History and Justification

The Network for Religious and Traditional Peacemakers was initiated in 2013 as a response to the growing awareness among peace mediation organization and the United Nations, that religious and traditional authorities are vital, but underutilized, actors in peacemaking processes.

The Network for Religious and Traditional Peacemakers was initiated in 2013 as a direct result of UN Secretary General Ban Ki-moon’s report titled “Strengthening the role of mediation in the peaceful settlement of disputes, conflict prevention and resolution” (UN GA Report A/66/811, 2012) and the supporting guidance titled “UN Guidance for Effective Mediation” (UN GA Resolution 65/283, 2012).

The report stated that “Religious leaders and faith-based organizations play an important mediating role in many conflict situations. These leaders have unique connections to local communities and frequently enjoy the trust of the conflicting parties”, and yet “are often not fully acknowledged, and their potential contribution remains underutilized.”

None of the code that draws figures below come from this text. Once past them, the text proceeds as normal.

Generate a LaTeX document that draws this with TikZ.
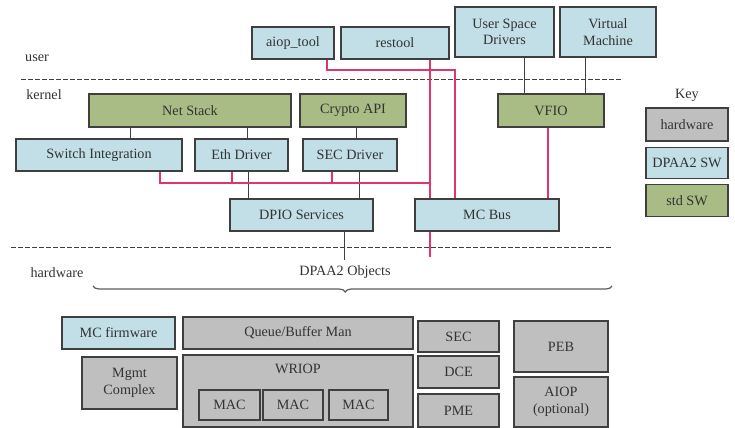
\documentclass[tikz,border=0pt]{standalone}
\usepackage{fontspec}
\setmainfont{Liberation Serif}
\newfontfamily\diagfont{Liberation Serif}
\usetikzlibrary{decorations.pathreplacing,positioning}
\definecolor{dpaablue}{HTML}{C2DEE6}
\definecolor{stdgreen}{HTML}{A9BC85}
\definecolor{hwgray}{HTML}{BFBFBF}
\definecolor{edgegray}{HTML}{3F3F3F}
\definecolor{mclink}{HTML}{E0356A}

\begin{document}
\begin{tikzpicture}[
  x=.5pt,y=-.5pt,
  every node/.style={font=\diagfont\fontsize{7.1}{8.2}\selectfont,text=black!80},
  unit/.style={draw=edgegray,line width=.6pt,inner sep=0pt,align=center,
    minimum height=16pt},
  hwunit/.style={unit,fill=hwgray},
  swunit/.style={unit,fill=dpaablue},
  stdunit/.style={unit,fill=stdgreen},
  wire/.style={edgegray,line width=.5pt},
  mcwire/.style={mclink,line width=.6pt},
  layer/.style={edgegray,line width=.4pt,dash pattern=on 2.5pt off 1pt}
]
  \useasboundingbox (0,0) rectangle (735,428);
  % user space
  \node[swunit,minimum width=41pt] (aiop) at (293,43) {aiop\_tool};
  \node[swunit,minimum width=54pt] (restool) at (395,43) {restool};
  \node[swunit,minimum width=49.5pt,minimum height=25pt] (usd) at (504.5,32) {User Space\\Drivers};
  \node[swunit,minimum width=48pt,minimum height=25pt] (vm) at (608,32) {Virtual\\Machine};
  \node (userlbl) at (37,58) {user};
  \draw[layer] (21,79) -- (622,79);
  % kernel
  \node (kernellbl) at (44,95) {kernel};
  \node[stdunit,minimum width=101pt,minimum height=16.5pt] (netstack) at (190,110.5) {Net Stack};
  \node[stdunit,minimum width=53pt,minimum height=16.5pt] (crypto) at (353,110.5) {Crypto API};
  \node[stdunit,minimum width=53pt,minimum height=16.5pt] (vfio) at (551,110.5) {VFIO};
  \node[swunit,minimum width=83pt] (switch) at (99,155) {Switch Integration};
  \node[swunit,minimum width=46.5pt] (eth) at (241.5,155) {Eth Driver};
  \node[swunit,minimum width=47pt] (secdrv) at (350,155) {SEC Driver};
  \node[swunit,minimum width=71.5pt] (dpio) at (301.5,215) {DPIO Services};
  \node[swunit,minimum width=72pt] (mcbus) at (487,215) {MC Bus};
  \coordinate (drvbus) at (0,183);
  \coordinate (aiopturn) at (455,70);
  \coordinate (mcend) at (430,257);
  \coordinate (dpioend) at (344,260);

  \draw[wire] ([xshift=15.5pt]switch.north) coordinate (w1) -- (w1 |- netstack.south);
  \draw[wire] ([xshift=2.75pt]eth.north) coordinate (w2) -- (w2 |- netstack.south);
  \draw[wire] ([xshift=3pt]secdrv.north) coordinate (w3) -- (w3 |- crypto.south);
  \draw[wire] ([xshift=3.25pt]eth.south) coordinate (w4) -- (w4 |- dpio.north);
  \draw[wire] ([xshift=4.5pt]secdrv.south) coordinate (w5) -- (w5 |- dpio.north);
  \draw[wire] ([xshift=21.25pt]dpio.south) -- (dpioend);
  \draw[wire] ([xshift=9.75pt]usd.south) coordinate (w6) -- (w6 |- vfio.north);
  \draw[wire] ([xshift=-11.5pt]vm.south) coordinate (w7) -- (w7 |- vfio.north);

  \draw[mcwire] ([xshift=17pt]aiop.south) |- (aiopturn) -- (aiopturn |- mcbus.north);
  \draw[mcwire] ([xshift=17.5pt]restool.south) coordinate (rt) -- (rt |- mcbus.north);
  \draw[mcwire] (rt |- mcbus.south) -- (mcend);
  \draw[mcwire] ([xshift=30.5pt]switch.south) |- (rt |- drvbus);
  \draw[mcwire] ([xshift=-4.75pt]eth.south) coordinate (r1) -- (r1 |- drvbus);
  \draw[mcwire] ([xshift=-9pt]secdrv.south) coordinate (r2) -- (r2 |- drvbus);
  \draw[mcwire] ([xshift=-1.5pt]vfio.south) coordinate (r3) -- (r3 |- mcbus.north);
  \draw[layer] (11,247) -- (612,247);
  % hardware
  \node (hwlbl) at (57,273) {hardware};
  \node (objlbl) at (345,272) {DPAA2 Objects};
  \draw[edgegray!85,line width=.6pt,decorate,
    decoration={brace,mirror,amplitude=3pt,aspect=.486}] (93,286) -- (612,286);
  \node[swunit,minimum width=56.5pt] (mcfw) at (118.5,333) {MC firmware};
  \node[hwunit,minimum width=115pt] (qbman) at (298,333) {Queue/Buffer Man};
  \node[hwunit,minimum width=47.5pt,minimum height=26pt] (mgmt) at (129.5,383) {Mgmt\\Complex};
  \node[hwunit,minimum width=115pt,minimum height=36pt,
    label={[anchor=north,inner sep=0pt,yshift=-4.5pt]north:WRIOP}] (wriop) at (298,391) {};
  \node[hwunit,minimum width=30.5pt,minimum height=15pt] (mac1) at (229.5,405) {MAC};
  \node[hwunit,minimum width=30pt,minimum height=15pt] (mac2) at (293,405) {MAC};
  \node[hwunit,minimum width=29.5pt,minimum height=15pt] (mac3) at (358.5,405) {MAC};
  \node[hwunit,minimum width=40.5pt,minimum height=15.5pt] (sec) at (458.5,336.5) {SEC};
  \node[hwunit,minimum width=40.5pt,minimum height=16pt] (dce) at (458.5,372) {DCE};
  \node[hwunit,minimum width=40.5pt,minimum height=16.5pt] (pme) at (458.5,410.5) {PME};
  \node[hwunit,minimum width=47pt,minimum height=25.5pt] (peb) at (561,346.5) {PEB};
  \node[hwunit,minimum width=47pt,minimum height=25pt] (aiophw) at (561,402) {AIOP\\(optional)};
  % key
  \node (keylbl) at (687,95) {Key};
  \node[hwunit,minimum width=41pt,minimum height=16.5pt] (hwkey) at (687,124.5) {hardware};
  \node[swunit,minimum width=41pt,minimum height=15.5pt,below=2.5pt of hwkey] (swkey) {DPAA2 SW};
  \node[stdunit,minimum width=41pt,minimum height=16pt,below=2.5pt of swkey] (stdkey) {std SW};
\end{tikzpicture}
\end{document}
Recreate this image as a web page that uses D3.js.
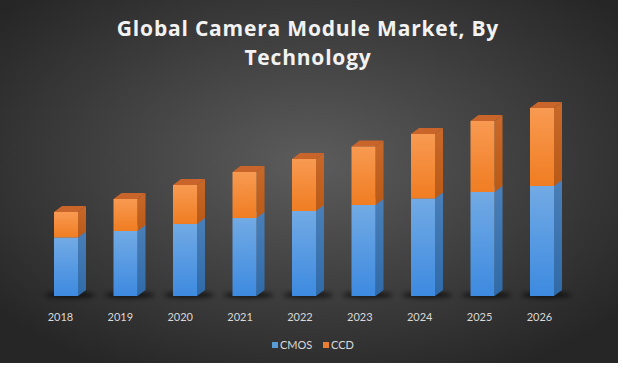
<!DOCTYPE html>
<html lang="en">
<head>
<meta charset="UTF-8">
<title>Global Camera Module Market, By Technology</title>
<script src="https://cdnjs.cloudflare.com/ajax/libs/d3/7.8.5/d3.min.js"></script>
<style>
    html, body { margin: 0; padding: 0; background: #fff; }
    svg { display: block; }
</style>
</head>
<body>
<svg id="chart" width="623" height="373"></svg>
<script>
    // data (arbitrary units, no value axis shown)
    const years = ["2018", "2019", "2020", "2021", "2022", "2023", "2024", "2025", "2026"];
    const cmosValues = [58.5, 65, 72, 78, 85, 91, 97.5, 104, 110];
    const ccdValues = [25.5, 32, 39, 46, 52, 58.5, 64.5, 71, 78];
    const seriesNames = ["CMOS", "CCD"];

    const W = 618, H = 363;
    const depthX = 8, depthY = 6, barWidth = 24;

    const svg = d3.select("#chart");
    const defs = svg.append("defs");

    const bg = defs.append("radialGradient").attr("id", "bgGrad")
        .attr("cx", "50%").attr("cy", "45%").attr("r", "65%");
    bg.append("stop").attr("offset", "0%").attr("stop-color", "#5c5c5c");
    bg.append("stop").attr("offset", "100%").attr("stop-color", "#262626");

    function vGrad(id, top, bottom) {
        const g = defs.append("linearGradient").attr("id", id)
            .attr("x1", 0).attr("y1", 0).attr("x2", 0).attr("y2", 1);
        g.append("stop").attr("offset", "0%").attr("stop-color", top);
        g.append("stop").attr("offset", "100%").attr("stop-color", bottom);
    }
    vGrad("cmosFront", "#72aae4", "#3d8ae0");
    vGrad("cmosSide", "#4a7fb8", "#2f6aa8");
    vGrad("ccdFront", "#f89a52", "#f07d22");
    vGrad("ccdSide", "#c8682a", "#b95a17");

    defs.append("filter").attr("id", "blur")
        .attr("x", "-50%").attr("y", "-200%").attr("width", "200%").attr("height", "500%")
        .append("feGaussianBlur").attr("stdDeviation", 2.5);

    svg.append("rect").attr("width", W).attr("height", H).attr("fill", "url(#bgGrad)");

    // title
    const title = svg.append("text")
        .attr("text-anchor", "middle")
        .attr("fill", "#f2f2f2")
        .style("font-family", "'Open Sans', Lato, sans-serif")
        .style("font-weight", "bold")
        .style("font-size", "21px")
        .style("letter-spacing", "0.8px");
    title.append("tspan").attr("x", 308).attr("y", 36).text("Global Camera Module Market, By");
    title.append("tspan").attr("x", 308).attr("y", 65).text("Technology");

    const x = d3.scalePoint().domain(years).range([66, 542]);
    const xLabel = d3.scalePoint().domain(years).range([60, 539]);
    const y = d3.scaleLinear().domain([0, 200]).range([296, 96]);

    const stacked = d3.stack().keys(seriesNames)(
        years.map((yr, i) => ({ year: yr, CMOS: cmosValues[i], CCD: ccdValues[i] }))
    );

    // floor shadows
    svg.append("g").selectAll("ellipse")
        .data(years).join("ellipse")
        .attr("cx", d => x(d) + 4)
        .attr("cy", 295)
        .attr("rx", 25)
        .attr("ry", 2.5)
        .attr("fill", "#000")
        .attr("opacity", 0.8)
        .attr("filter", "url(#blur)");

    const fills = {
        CMOS: { front: "url(#cmosFront)", side: "url(#cmosSide)", top: "#5f93cc" },
        CCD: { front: "url(#ccdFront)", side: "url(#ccdSide)", top: "#c9652a" }
    };

    stacked.forEach(layer => {
        const key = layer.key;
        const g = svg.append("g").attr("class", "series-" + key);
        layer.forEach((d, i) => {
            const x0 = x(years[i]) - barWidth / 2;
            const x1 = x0 + barWidth;
            const yTop = y(d[1]);
            const yBot = y(d[0]);
            // side face
            g.append("path")
                .attr("d", `M${x1},${yTop}L${x1 + depthX},${yTop - depthY}L${x1 + depthX},${yBot - depthY}L${x1},${yBot}Z`)
                .attr("fill", fills[key].side);
            // top face
            g.append("path")
                .attr("d", `M${x0},${yTop}L${x0 + depthX},${yTop - depthY}L${x1 + depthX},${yTop - depthY}L${x1},${yTop}Z`)
                .attr("fill", fills[key].top);
            // front face
            g.append("rect")
                .attr("x", x0).attr("y", yTop)
                .attr("width", barWidth).attr("height", yBot - yTop)
                .attr("fill", fills[key].front);
        });
    });

    // category axis
    const axis = svg.append("g")
        .attr("transform", "translate(0,305)")
        .call(d3.axisBottom(xLabel).tickSize(0).tickPadding(8));
    axis.select(".domain").remove();
    axis.selectAll("text")
        .attr("fill", "#d9d9d9")
        .style("font-family", "Lato, 'Open Sans', sans-serif")
        .style("font-size", "11px");

    // legend
    const legendColors = { CMOS: "#5b9bd5", CCD: "#ed7d31" };
    const legendX = d3.scaleOrdinal().domain(seriesNames).range([272, 323]);
    const legend = svg.append("g").selectAll("g")
        .data(seriesNames).join("g")
        .attr("transform", d => `translate(${legendX(d)},342)`);
    legend.append("rect").attr("width", 6).attr("height", 6).attr("fill", d => legendColors[d]);
    legend.append("text")
        .attr("x", 8).attr("y", 7)
        .attr("fill", "#d9d9d9")
        .style("font-family", "Lato, 'Open Sans', sans-serif")
        .style("font-size", "11px")
        .text(d => d);
</script>
</body>
</html>
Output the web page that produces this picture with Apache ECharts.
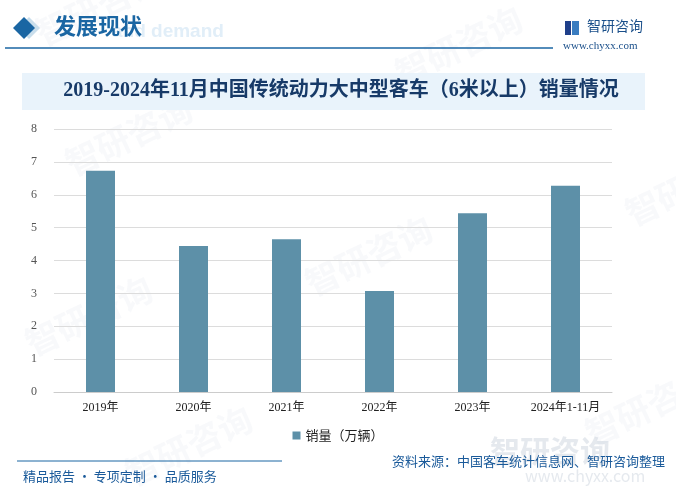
<!DOCTYPE html>
<html><head><meta charset="utf-8">
<script src="https://cdn.jsdelivr.net/npm/echarts@6/dist/echarts.min.js"></script>
<style>html,body{margin:0;padding:0;background:#fff}#c{width:676px;height:499px}</style>
</head><body><div id="c"></div>
<script>
const categories = ['2019年','2020年','2021年','2022年','2023年','2024年1-11月'];
const sales = [6.73, 4.44, 4.65, 3.07, 5.44, 6.27];
const yTicks = [0,1,2,3,4,5,6,7,8];
const seriesName = '销量（万辆）';
const titleText = '2019-2024年11月中国传统动力大中型客车（6米以上）销量情况';

const chart = echarts.init(document.getElementById('c'), null, {renderer:'canvas'});
const cjk = "'Noto Sans CJK SC','Noto Sans',sans-serif";
const serif = "'Liberation Serif','DejaVu Serif','Noto Sans CJK SC',serif";
const wm = [];
[[60,150],[390,60],[620,200],[20,330],[300,270],[580,420],[120,460],[30,20]].forEach(p=>{
  wm.push({type:'text', x:p[0], y:p[1], rotation:Math.PI/7, z:0, silent:true,
    style:{text:'智研咨询', fill:'rgba(200,210,222,0.13)', font:'bold 34px '+cjk}});
});
chart.setOption({
  animation:false,
  grid:{left:54, right:64, top:129, bottom:107},
  legend:{bottom:52, left:'center', itemWidth:8, itemHeight:8, itemGap:6, icon:'rect',
    textStyle:{color:'#222', fontSize:13, fontFamily:cjk}, data:[seriesName]},
  xAxis:{type:'category', data:categories,
    axisLine:{lineStyle:{color:'#cccccc'}}, axisTick:{show:false},
    axisLabel:{color:'#222', fontSize:12, margin:10, fontFamily:serif, interval:0}},
  yAxis:{type:'value', min:yTicks[0], max:yTicks[yTicks.length-1], interval:1,
    axisLine:{show:false}, axisTick:{show:false},
    axisLabel:{color:'#555', fontSize:12, margin:17, fontFamily:serif},
    splitLine:{lineStyle:{color:'#dcdcdc'}}},
  series:[{name:seriesName, type:'bar', data:sales, barWidth:29,
    itemStyle:{color:'#5d90a8'}}],
  graphic: wm.concat([
    {type:'text', x:112, y:22, silent:true, style:{text:'and demand', fill:'#e1eef8', font:'bold 19px Arial,sans-serif'}},
    {type:'polygon', shape:{points:[[29,17],[40,28],[29,39],[18,28]]}, style:{fill:'#c9deec'}},
    {type:'polygon', shape:{points:[[24,17],[35,28],[24,39],[13,28]]}, style:{fill:'#1a66a3'}},
    {type:'text', x:54, y:15, style:{text:'发展现状', fill:'#1a66a3', font:'bold 22px '+cjk}},
    {type:'line', shape:{x1:5,y1:48,x2:553,y2:48}, style:{stroke:'#1a66a3', lineWidth:1.5}},
    {type:'rect', shape:{x:565,y:21,width:6,height:14}, style:{fill:'#1f3f8a'}},
    {type:'rect', shape:{x:572,y:21,width:7,height:14}, style:{fill:'#3a7cc0'}},
    {type:'text', x:587, y:19, style:{text:'智研咨询', fill:'#1a4f8a', font:'14px '+cjk}},
    {type:'text', x:563, y:41, style:{text:'www.chyxx.com', fill:'#1a4f8a', font:'11px '+serif}},
    {type:'rect', shape:{x:22,y:73,width:623,height:37}, style:{fill:'#e9f3fb'}},
    {type:'text', x:341, y:91, style:{text:titleText, fill:'#173a68', font:'bold 20px '+serif, align:'center', verticalAlign:'middle'}},
    {type:'text', x:490, y:436, silent:true, style:{text:'智研咨询', fill:'rgba(190,200,212,0.4)', font:'bold 30px '+cjk}},
    {type:'text', x:525, y:468, silent:true, style:{text:'www.chyxx.com', fill:'rgba(190,200,212,0.4)', font:'16px '+cjk}},
    {type:'line', shape:{x1:17,y1:461,x2:282,y2:461}, style:{stroke:'#1a66a3', lineWidth:1}},
    {type:'text', x:23, y:470, style:{text:'精品报告 · 专项定制 · 品质服务', fill:'#1a5a9a', font:'13px '+cjk}},
    {type:'text', x:665, y:455, style:{text:'资料来源：中国客车统计信息网、智研咨询整理', fill:'#1a5a9a', font:'13px '+cjk, align:'right'}}
  ])
});
</script></body></html>
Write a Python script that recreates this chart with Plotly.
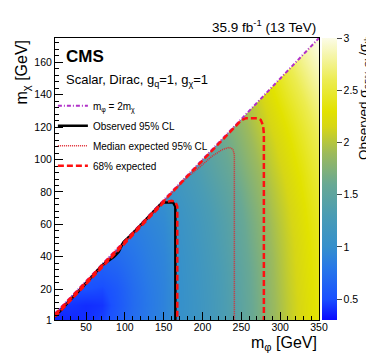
import plotly.graph_objects as go

# heat map nodes (GeV)
m_phi = [10, 30, 50, 70, 90, 110, 130, 150, 170, 190, 210, 230, 250, 270, 290, 310, 330, 350]
m_chi = [0, 10, 20, 30, 40, 50, 60, 70, 80, 90, 100, 110, 120, 130, 140, 150, 160, 170, 180]

# observed sigma_95%CL / sigma_th, one list per m_phi column, from m_chi = 0 up to the diagonal
ratio_cols = [
    [0.36, 0.42],
    [0.38, 0.42, 0.50],
    [0.40, 0.40, 0.50, 0.60],
    [0.46, 0.42, 0.48, 0.58, 0.66],
    [0.58, 0.55, 0.57, 0.63, 0.70, 0.76],
    [0.72, 0.70, 0.71, 0.74, 0.77, 0.81, 0.85],
    [0.82, 0.80, 0.81, 0.83, 0.85, 0.87, 0.90, 0.94],
    [0.90, 0.89, 0.89, 0.90, 0.91, 0.93, 0.95, 0.98, 1.02],
    [1.02, 1.01, 1.01, 1.02, 1.03, 1.05, 1.07, 1.10, 1.14, 1.18],
    [1.10, 1.10, 1.11, 1.12, 1.13, 1.15, 1.17, 1.20, 1.24, 1.28, 1.32],
    [1.20, 1.20, 1.21, 1.22, 1.24, 1.26, 1.28, 1.31, 1.35, 1.40, 1.45, 1.50],
    [1.33, 1.33, 1.34, 1.35, 1.37, 1.39, 1.41, 1.44, 1.48, 1.53, 1.58, 1.63, 1.68],
    [1.48, 1.48, 1.49, 1.50, 1.52, 1.54, 1.56, 1.59, 1.63, 1.68, 1.73, 1.78, 1.83, 1.88],
    [1.66, 1.66, 1.67, 1.68, 1.70, 1.72, 1.74, 1.77, 1.81, 1.85, 1.90, 1.95, 2.00, 2.05, 2.10],
    [1.86, 1.86, 1.87, 1.88, 1.89, 1.91, 1.93, 1.96, 1.99, 2.03, 2.07, 2.11, 2.16, 2.21, 2.27, 2.33],
    [2.05, 2.05, 2.06, 2.07, 2.08, 2.09, 2.11, 2.13, 2.16, 2.19, 2.23, 2.27, 2.32, 2.38, 2.45, 2.52, 2.60],
    [2.20, 2.20, 2.21, 2.22, 2.23, 2.24, 2.26, 2.28, 2.31, 2.34, 2.38, 2.43, 2.48, 2.54, 2.61, 2.68, 2.76, 2.84],
    [2.35, 2.35, 2.36, 2.37, 2.38, 2.40, 2.42, 2.45, 2.48, 2.52, 2.56, 2.61, 2.66, 2.72, 2.78, 2.85, 2.92, 2.98, 3.00],
]

# m_phi = 2 m_chi line
diag_mphi = [10, 350]
diag_mchi = [5, 175]

# observed 95% CL contour
obs_mphi = [10, 20, 30, 40, 50, 60, 70, 78, 86, 92, 98, 110, 120, 130, 140, 147, 152, 162, 165, 165]
obs_mchi = [3, 8.5, 13.5, 18.5, 23.5, 29, 34.5, 37.5, 40, 43, 49, 54.5, 59.5, 64.5, 69.5, 73, 73.5, 73.5, 71, 1]

# median expected 95% CL contour
exp_mphi = [10, 50, 100, 150, 180, 198, 212, 225, 234, 239, 241, 241]
exp_mchi = [3.5, 24, 49, 74, 89, 96, 102, 106, 107.5, 106.5, 103, 1]

# 68% expected band (upper edge, then lower edge)
up68_mphi = [10, 50, 100, 150, 200, 240, 250, 256, 270, 275, 278, 279, 279]
up68_mchi = [4.5, 24.5, 49.5, 74.5, 99.5, 119.5, 124.3, 125.5, 125.5, 124.5, 121, 116, 1]
lo68_mphi = [10, 50, 100, 150, 160, 165, 167.5, 167.5]
lo68_mchi = [3, 23, 48, 73.5, 74.5, 74, 71, 1]

# pad each column above the diagonal (hidden under the white mask) for smooth interpolation
z = []
for j in range(len(m_chi)):
    row = []
    for col in ratio_cols:
        row.append(col[j] if j < len(col) else col[-1])
    z.append(row)

font = "Liberation Sans, Arial, sans-serif"

cscale = [
    [0.0, "#0a0aff"], [0.074, "#1a50ff"], [0.185, "#2878e8"], [0.26, "#3590cc"],
    [0.37, "#4a9cb4"], [0.48, "#68a894"], [0.59, "#9cba5c"], [0.685, "#d6d616"],
    [0.74, "#e2e200"], [0.85, "#ecec50"], [1.0, "#fcfce8"],
]

fig = go.Figure()
fig.add_trace(go.Heatmap(x=m_phi, y=m_chi, z=z, zmin=0.3, zmax=3, zsmooth="best",
                         colorscale=cscale, showscale=True, showlegend=False,
                         colorbar=dict(x=1.011, xanchor="left", thickness=15, len=1, y=0.5,
                                       xpad=0, ypad=0, outlinewidth=0,
                                       tickvals=[0.5, 1, 1.5, 2, 2.5, 3], ticktext=["0.5", "1", "1.5", "2", "2.5", "3"],
                                       ticks="outside", ticklen=5, tickcolor="#444",
                                       tickfont=dict(family=font, size=10.5, color="black"))))

# white mask above the kinematic diagonal
fig.add_trace(go.Scatter(x=[diag_mphi[0], diag_mphi[1], diag_mphi[0]],
                         y=[diag_mchi[0], diag_mchi[1], 180],
                         fill="toself", fillcolor="white", mode="lines",
                         line=dict(width=0, color="white"), showlegend=False, hoverinfo="skip"))

fig.add_trace(go.Scatter(x=diag_mphi, y=diag_mchi, mode="lines", name="m<sub>φ</sub> = 2m<sub>χ</sub>",
                         line=dict(color="#b030c8", width=2, dash="4px,2px,1px,2px"), legendgroup="a"))
fig.add_trace(go.Scatter(x=obs_mphi, y=obs_mchi, mode="lines", name="Observed 95% CL",
                         line=dict(color="black", width=2.5), legendgroup="b"))
fig.add_trace(go.Scatter(x=exp_mphi, y=exp_mchi, mode="lines", name="Median expected 95% CL",
                         line=dict(color="#e02830", width=1.5, dash="1px,1px"), legendgroup="c"))
fig.add_trace(go.Scatter(x=up68_mphi + [None] + lo68_mphi, y=up68_mchi + [None] + lo68_mchi,
                         mode="lines", name="68% expected",
                         line=dict(color="#ff1010", width=2.5, dash="6px,3px"), legendgroup="d"))

# the page body adds an 8px offset, so the figure is laid out 8px up and left
fig.update_layout(
    width=374, height=363,
    margin=dict(l=47, r=63, t=30, b=51),
    paper_bgcolor="white", plot_bgcolor="white",
    font=dict(family=font, color="black"),
    showlegend=True,
    legend=dict(x=-0.008, y=0.811, xanchor="left", yanchor="top", bgcolor="rgba(0,0,0,0)",
                font=dict(size=10), tracegroupgap=1),
    xaxis=dict(range=[10, 350], tick0=0, dtick=50, ticks="inside", ticklen=8, tickcolor="black",
               minor=dict(dtick=10, tick0=0, ticks="inside", ticklen=4, tickcolor="black"),
               showline=True, linecolor="black", linewidth=1, mirror=True, showgrid=False,
               zeroline=False, tickfont=dict(size=10.5), ticklabelstandoff=-3),
    yaxis=dict(range=[1, 175], tickmode="array", tickvals=[1, 20, 40, 60, 80, 100, 120, 140, 160],
               ticks="inside", ticklen=8, tickcolor="black",
               minor=dict(dtick=4, tick0=0, ticks="inside", ticklen=4, tickcolor="black"),
               showline=True, linecolor="black", linewidth=1, mirror=True, showgrid=False,
               zeroline=False, tickfont=dict(size=10.5)),
    annotations=[
        dict(text="m<sub>χ</sub> [GeV]", textangle=-90, xref="paper", yref="paper", x=-0.125, y=1.0,
             xanchor="center", yanchor="top", showarrow=False, font=dict(size=16)),
        dict(text="m<sub>φ</sub> [GeV]", xref="paper", yref="paper", x=1.0, y=-0.085,
             xanchor="right", yanchor="middle", showarrow=False, font=dict(size=16)),
        dict(text="35.9 fb<sup>-1</sup> (13 TeV)", xref="paper", yref="paper", x=0.995, y=1.005,
             xanchor="right", yanchor="bottom", showarrow=False, font=dict(size=13.5)),
        dict(text="<b>CMS</b>", xref="paper", yref="paper", x=0.033, y=0.933,
             xanchor="left", yanchor="middle", showarrow=False, font=dict(size=17)),
        dict(text="Scalar, Dirac, g<sub>q</sub>=1, g<sub>χ</sub>=1", xref="paper", yref="paper", x=0.033, y=0.851,
             xanchor="left", yanchor="middle", showarrow=False, font=dict(size=13)),
        dict(text="Observed σ<sub>95% CL</sub>/σ<sub>th</sub>", textangle=-90, xref="paper", yref="paper",
             x=1.175, y=1.015, xanchor="center", yanchor="top", showarrow=False, font=dict(size=13.5)),
    ],
)

fig.write_html("out.html")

As a response to this call, the Network was launched in the stewardship of a Core Group of multilateral and non-governmental organizations, including: Religions for Peace, Organization of Islamic Cooperation and Finn Church Aid. KAICIID Dialogue Centre joined the Core Group in August 2015. The Core Group (now Steering Group) was responsible for developing the Network and its mandate. The Network is currently hosted by Finn Church Aid and supported by the Ministry for Foreign Affairs Finland. The Network regularly consults with the Mediation Support Unit in the UN Department of Political Affairs and the UN Alliance of Civilizations.

Since it’s founding, the Network has grown into a global structure built of religious and traditional peacemakers, international and national NGOs, think tanks, policy centers and academic institutes.